Slashdot Mirror


Hear No Evil, See No Evil — E-mail Kills the Phone

coondoggie writes to tell us that in a recent study e-mail has overtaken telephony as the most common workplace communication tool. "Research reveals that 100% of the end-users surveyed use e-mail, followed by fixed-line telephones (80%), mobile telephones (76%) and instant messaging (66%). The study points out the three most ubiquitous technologies increase productivity the most. Over 70% of the end-users surveyed say e-mail impacts positively on their productivity, followed by conventional fixed-line telephony (53%) and mobile telephony (52%). From a productivity point-of-view, the research shows that instant messaging, blogs and softphones are considered most disruptive, and could negatively impact productivity if not managed properly."

7 of 155 comments (clear)

  1. E-mail survey, right? by Animats · · Score: 5, Funny

    Research reveals that 100% of the end-users surveyed use e-mail

    Let me guess. They did the survey via e-mail.

    1. Re:E-mail survey, right? by garcia · · Score: 5, Insightful

      Let me guess. They did the survey via e-mail.

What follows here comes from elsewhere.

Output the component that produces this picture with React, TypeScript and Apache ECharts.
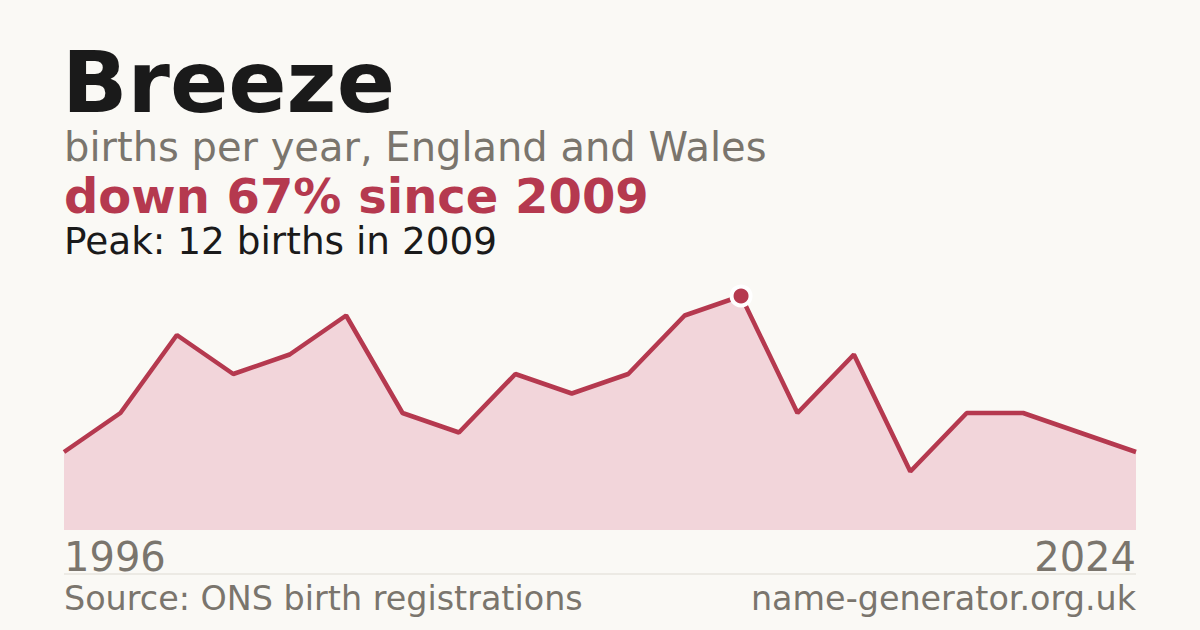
import { useRef, useEffect } from "react";
import * as echarts from "echarts";

const years = [
  "1996", "1997", "1998", "1999", "2000", "2001", "2002", "2003", "2004", "2005",
  "2006", "2008", "2009", "2012", "2014", "2016", "2018", "2020", "2022", "2024",
];
const births = [4, 6, 10, 8, 9, 11, 6, 5, 8, 7, 8, 11, 12, 6, 9, 3, 6, 6, 5, 4];

const RED = "#b5394f";
const GREY = "#7a756d";
const INK = "#1a1a1a";
const FONT = "DejaVu Sans";

const App = () => {
  const chartRef = useRef<HTMLDivElement>(null);

  useEffect(() => {
    if (!chartRef.current) return;
    const myChart = echarts.init(chartRef.current, null, { renderer: "svg" });

    const peak = Math.max(...births);
    const peakIdx = births.indexOf(peak);
    const last = years.length - 1;

    const text = (t: string, x: number, y: number, size: number, color: string, weight = "normal", align = "left") => ({
      type: "text",
      x,
      y,
      style: {
        text: t,
        fill: color,
        font: `${weight} ${size}px "${FONT}"`,
        lineHeight: Math.round(size * 0.85),
        textAlign: align,
        textVerticalAlign: "middle",
      },
    });

    myChart.setOption({
      animation: false,
      backgroundColor: "#faf9f5",
      grid: { left: 64, right: 64, top: 296, bottom: 100 },
      xAxis: {
        type: "category",
        data: years,
        boundaryGap: false,
        axisLine: { show: false },
        axisTick: { show: false },
        axisLabel: {
          interval: (i: number) => i === 0 || i === last,
          margin: 7,
          color: GREY,
          fontFamily: FONT,
          fontSize: 40,
          alignMinLabel: "left",
          alignMaxLabel: "right",
        },
      },
      yAxis: { type: "value", min: 0, max: 12, show: false, splitLine: { show: false } },
      graphic: [
        text("Breeze", 62, 82, 86, INK, "bold"),
        text("births per year, England and Wales", 64, 147, 40, GREY),
        text(`down 67% since ${years[peakIdx]}`, 64, 196, 48, RED, "bold"),
        text(`Peak: ${peak} births in ${years[peakIdx]}`, 64, 241, 37.4, INK),
        {
          type: "line",
          shape: { x1: 64, y1: 574, x2: 1136, y2: 574 },
          style: { stroke: "#dedbd3", lineWidth: 1 },
        },
        text("Source: ONS birth registrations", 64, 598, 33.4, GREY),
        text("name-generator.org.uk", 1136, 598, 33.4, GREY, "normal", "right"),
      ],
      series: [
        {
          type: "line",
          data: births,
          symbol: "none",
          lineStyle: { color: RED, width: 4.5 },
          areaStyle: { color: "#f2d5da", opacity: 1 },
        },
        {
          type: "scatter",
          data: [[peakIdx, peak]],
          symbol: "circle",
          symbolSize: 19,
          itemStyle: { color: RED, borderColor: "#ffffff", borderWidth: 4, opacity: 1 },
          z: 5,
        },
      ],
    });

    return () => {
      myChart.dispose();
    };
  }, []);

  return (
    <div
      ref={chartRef}
      style={{ position: "absolute", left: 0, top: 0, width: 1200, height: 630 }}
    ></div>
  );
};

export default App;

      We'll they're better off doing it that way then by phone. It's not like I answer my phone for any number I don't recognize.

      For just about anything I prefer chatting, e-mail, or any other electronic method as my time isn't 100% devoted to a single person. I can do 100 other things while responding to electronic messages. With a phone call my attention is solely with one person and that's just not a good way to operate for MOST functions of my day.

  2. Discussed this with my boss... by Smidge204 · · Score: 5, Insightful

    I discussed this point with my boss once. I argued for e-mail:

    There may be a record (via phone company) of when a call took place, what number was dialed, and how long it took...

    ...but with an e-mail, all parties involved have a record of when it was sent, who received it, and what was said.

    That last part is hard to do with a phone conversation, legally anyway.
    =Smidge=

    1. Re:Discussed this with my boss... by SCHecklerX · · Score: 5, Interesting

      ...but with an e-mail, all parties involved have a record of when it was sent, who received it, and what was said.


      which is why my manager at my last job would always call me, or stop by my cube or grab me as I walked by in the hall instead of email whenever she wanted to ensure that whatever idiotic thing she wanted done (the joys of being a network security guy) could not be traced back to her. But, I'd send her a note about it each time anyway. I like having my get out of jail free card. "just to verify, you wanted me to do $foo, and understand the implications, right?"
  3. Triumvirate Communicae by skoaldipper · · Score: 5, Informative

    Email for instruction. Telephone for clarification. Remote VNC when the other two fail.

    --
    I hope, when they die, cartoon characters have to answer for their sins.
  4. My current boss does that. by khasim · · Score: 5, Interesting

    I lost points on my last review because of my "over reliance" on email. And I'll probably lose points on the next one.

    Don't forget that in a lot of email systems I can tell when you've opened my email and whether you deleted it or not.

    Email is its own paper trail AND with magical CYA powers. And that really annoys a certain type of personality.

  5. Reminds me of our new VOIP system by Kadin2048 · · Score: 5, Interesting

    A few months ago my company came through the office and tore out everyone's regular phones and replaced them with super-duper Cisco VOIP sets.

    The things are crap (you have to sign into them every morning ... as if I don't have enough passwords to remember already, now I need to sign in to my freaking phone?) but they do have one upshot. If I just don't sign into the thing, nobody can call me -- the calls just roll right over into voice mail. And since my voicemails get emailed to me as attachments (where I can conveniently play them at faster-than-normal speed), I can basically ignore the phone handset and do everything through my PC.

    By my unofficial count, I'd say something like 30-50 percent of the office is doing the same thing, either intentionally or just because they can't remember to sign into the phones in the morning. I think it's actually boosted productivity -- nobody uses the phones to call around the office anymore, unless they've already sent an email or an IM to see if the person is available on the other end.

    Maybe they're not so bad after all...

    --
    "Ladies and gentlemen, my killbot features Lotus Notes and a machine gun. It is the finest available."